Ham is Australian—a rare sort of Australian, in that he is religiously devout and completely humorless—but he possesses a specifically American talent, one on display in mega-churches and theme parks across the country, for staging emotion-saturated high-tech spectacles. And so his museum is filled with buff animatronic Adams and sexpot Eves (plastic breasts covered by waterfalls of extremely healthy hair) and writhing snakes and flying dragons and dinosaurs much larger than the average chicken. The museum’s core argument is posted near the main entrance: “The Bible is authoritative, without error, and inspired by God.” Its other message to the Christian tourist market is left unstated: the Book of Genesis, in addition to being the source of holiness and cosmic truth, is also a source of Epcot-quality fun. …

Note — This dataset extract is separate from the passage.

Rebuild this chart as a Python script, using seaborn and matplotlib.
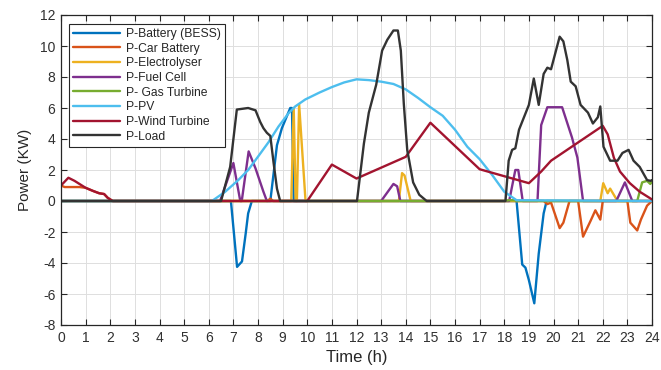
import numpy as np
import pandas as pd
import matplotlib
matplotlib.use("Agg")
import matplotlib.pyplot as plt
import seaborn as sns
from matplotlib.lines import Line2D

# ---------------- data ----------------
series_names = ["P-Battery (BESS)", "P-Car Battery", "P-Electrolyser", "P-Fuel Cell",
                "P- Gas Turbine", "P-PV", "P-Wind Turbine", "P-Load"]
series_colors = ["#0072BD", "#D95319", "#EDB120", "#7E2F8E",
                 "#77AC30", "#4DBEEE", "#A2142F", "#333333"]

bess_t = [0, 6.9, 7.15, 7.35, 7.5, 7.6, 7.75, 8.5, 8.77, 8.97, 9.31, 9.38, 9.45,
          18.5, 18.73, 18.86, 19.0, 19.22, 19.4, 19.6, 19.72, 24]
bess_p = [0, 0, -4.25, -3.9, -2.1, -0.8, 0, 0, 3.6, 4.7, 6.0, 6.0, 0,
          0, -4.1, -4.3, -5.1, -6.6, -3.4, -0.8, 0, 0]

car_t = [0, 0.15, 0.75, 1.0, 1.3, 1.55, 1.75, 1.9, 2.1, 8.38, 8.5, 8.62,
         19.6, 19.75, 19.9, 20.25, 20.4, 20.65, 21.0, 21.2, 21.5, 21.7, 21.9, 22.0,
         23.0, 23.12, 23.4, 23.55, 23.8, 24]
car_p = [1.0, 0.9, 0.9, 0.85, 0.65, 0.5, 0.45, 0.2, 0, 0, 0.15, 0,
         0, -0.2, -0.1, -1.75, -1.4, 0, 0, -2.3, -1.3, -0.6, -1.2, 0,
         0, -1.4, -1.9, -1.2, -0.3, 0]

elec_t = [0, 9.35, 9.45, 9.53, 9.58, 9.67, 9.93, 13.72, 13.85, 13.95, 14.2,
          21.9, 22.02, 22.2, 22.3, 22.45, 22.6, 24]
elec_p = [0, 0, 6.0, 0, 0, 6.25, 0, 0, 1.8, 1.65, 0,
          0, 1.15, 0.5, 0.8, 0.4, 0, 0]

fuel_t = [0, 6.46, 7.0, 7.28, 7.34, 7.62, 7.9, 8.22, 8.36, 13.0, 13.5, 13.65, 13.78,
          18.2, 18.45, 18.57, 18.75, 19.35, 19.5, 19.75, 20.35, 20.75, 20.97, 21.2,
          22.55, 22.9, 23.2, 24]
fuel_p = [0, 0, 2.45, 0, 0, 3.2, 2.1, 0.6, 0, 0, 1.1, 0.95, 0,
          0, 2.0, 2.0, 0, 0, 4.9, 6.05, 6.05, 4.1, 2.8, 0,
          0, 1.2, 0, 0]

gas_t = [0, 18.0, 18.2, 18.4, 18.5, 23.4, 23.6, 23.8, 23.93, 24]
gas_p = [0, 0, 0.05, 0.05, 0, 0, 1.2, 1.3, 1.1, 1.25]

pv_t = [0, 6.13, 6.67, 7.2, 7.6, 8.0, 8.43, 8.83, 9.24, 9.51, 9.92, 10.5, 11.0, 11.5,
        12.0, 12.5, 13.0, 13.5, 14.0, 14.5, 15.0, 15.5, 16.0, 16.5, 17.0, 17.5,
        18.0, 18.5, 24]
pv_p = [0, 0, 0.6, 1.35, 2.0, 2.86, 3.8, 4.8, 5.66, 6.1, 6.55, 7.0, 7.35, 7.65,
        7.85, 7.8, 7.7, 7.55, 7.2, 6.65, 6.05, 5.5, 4.6, 3.5, 2.7, 1.7,
        0.6, 0.05, 0]

wind_t = [0, 0.3, 0.55, 0.8, 1.0, 1.3, 1.55, 1.75, 1.9, 2.1, 10.0, 11.0, 12.0, 14.0,
          15.0, 17.0, 19.0, 19.5, 19.9, 22.0, 22.2, 22.45, 22.7, 23.1, 23.5, 23.9, 24]
wind_p = [1.0, 1.5, 1.3, 1.05, 0.85, 0.65, 0.5, 0.45, 0.2, 0, 0, 2.35, 1.45, 2.85,
          5.05, 2.05, 1.15, 1.9, 2.6, 4.85, 4.3, 2.8, 1.9, 1.15, 0.6, 0.2, 0.1]

load_t = [0, 6.5, 6.87, 7.14, 7.6, 7.9, 8.09, 8.22, 8.36, 8.5, 8.63, 8.77, 8.9,
          12.02, 12.3, 12.5, 12.65, 12.8, 13.04, 13.25, 13.5, 13.68, 13.8, 13.92,
          14.06, 14.3, 14.55, 14.85,
          18.05, 18.18, 18.32, 18.45, 18.6, 18.8, 19.0, 19.2, 19.4, 19.6, 19.75,
          19.9, 20.1, 20.25, 20.4, 20.56, 20.7, 20.9, 21.1, 21.4, 21.6, 21.8, 21.9,
          22.03, 22.3, 22.6, 22.8, 23.05, 23.25, 23.5, 23.8, 23.94, 24]
load_p = [0, 0, 2.2, 5.9, 6.0, 5.85, 5.1, 4.7, 4.4, 4.2, 2.5, 0.8, 0,
          0, 3.7, 5.7, 6.6, 7.5, 9.7, 10.4, 11.0, 11.0, 9.7, 6.3,
          3.3, 1.2, 0.4, 0,
          0, 2.6, 3.3, 3.4, 4.6, 5.4, 6.2, 7.9, 6.2, 8.2, 8.6,
          8.5, 9.7, 10.6, 10.3, 9.1, 7.7, 7.4, 6.2, 5.7, 5.0, 5.4, 6.1,
          3.5, 2.6, 2.6, 3.1, 3.3, 2.6, 2.2, 1.35, 1.3, 1.35]

x_ticks = list(range(0, 25))
y_ticks = list(range(-8, 13, 2))

# ---------------- build long table ----------------
all_t = [bess_t, car_t, elec_t, fuel_t, gas_t, pv_t, wind_t, load_t]
all_p = [bess_p, car_p, elec_p, fuel_p, gas_p, pv_p, wind_p, load_p]
frames = []
for name, t, p in zip(series_names, all_t, all_p):
    frames.append(pd.DataFrame({"t": t, "P": p, "series": name}))
df = pd.concat(frames, ignore_index=True)

# ---------------- plot ----------------
sns.set_theme(style="whitegrid")
plt.rcParams["font.family"] = ["Liberation Sans", "DejaVu Sans"]

fig = plt.figure(figsize=(6.61, 3.70), dpi=100)
ax = fig.add_axes([61 / 661, 45 / 370, (652 - 61) / 661, (325 - 15) / 370])

sns.lineplot(data=df, x="t", y="P", hue="series", hue_order=series_names,
             palette=series_colors, sort=False, estimator=None, units="series",
             linewidth=1.7, legend=False, ax=ax)

ax.set_xlim(0, 24)
ax.set_ylim(-8, 12)
ax.set_xticks(x_ticks)
ax.set_yticks(y_ticks)
ax.set_xticklabels([str(v) for v in x_ticks])
ax.set_yticklabels([str(v) for v in y_ticks])
ax.set_xlabel("Time (h)", fontsize=12, color="#262626", labelpad=4)
ax.set_ylabel("Power (KW)", fontsize=11, color="#262626", labelpad=6)

ax.set_facecolor("white")
ax.grid(True, color="#dedede", linewidth=0.7)
for s in ax.spines.values():
    s.set_visible(True)
    s.set_color("#262626")
    s.set_linewidth(0.9)
ax.tick_params(axis="both", which="both", direction="in", length=4, width=0.8,
               top=True, right=True, bottom=True, left=True,
               labelsize=10, labelcolor="#303030", color="#262626", pad=4)

handles = [Line2D([0], [0], color=c, lw=1.7) for c in series_colors]
leg = ax.legend(handles, series_names, loc="upper left",
                bbox_to_anchor=(0.0135, 0.972), borderaxespad=0,
                fontsize=8.7, handlelength=3.9, handletextpad=0.45,
                labelspacing=0.22, borderpad=0.35, frameon=True,
                fancybox=False, framealpha=1, edgecolor="#262626")
leg.get_frame().set_linewidth(0.8)
for txt in leg.get_texts():
    txt.set_color("#262626")

fig.savefig("out.png", dpi=100, facecolor="white")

“Why shouldn’t we as Christians use the best technology we can?” Ham asked me, though I had not questioned Christians’ right to deploy Disney-level engineering in their museums. Ham is not only a creationist but an oppositionist. He knows that his ministry, Answers in Genesis, draws the scorn of sophisticates, and so he takes special delight in portraying himself as a rational Daniel in the lions’ den of militant secularism, the lions being the media and the scientific establishment and the ghost of Clarence Darrow and millions of liberal and even not so liberal Christians and pretty much anyone who disagrees with Ken Ham.
A certain sort of sophisticate just knows he is right about everything (cf Jeffrey Goldberg, magazine award winner), because he is so hot, he is cool.
Look, I am not a young Earth creationist, but this much I know is true: In twenty years, The Atlantic might not be here but the Bible will.
Because no one who made it into the Bible would be such a self-referential snoot as the author who puts himself on display here.
When people are dealing with facts and truth, they are usually more humble. For one thing, there are genuine, serious problems with current claims in many of the relevant sciences.
But the sophisticate wouldn’t have the wit to be usefully interested in those problems.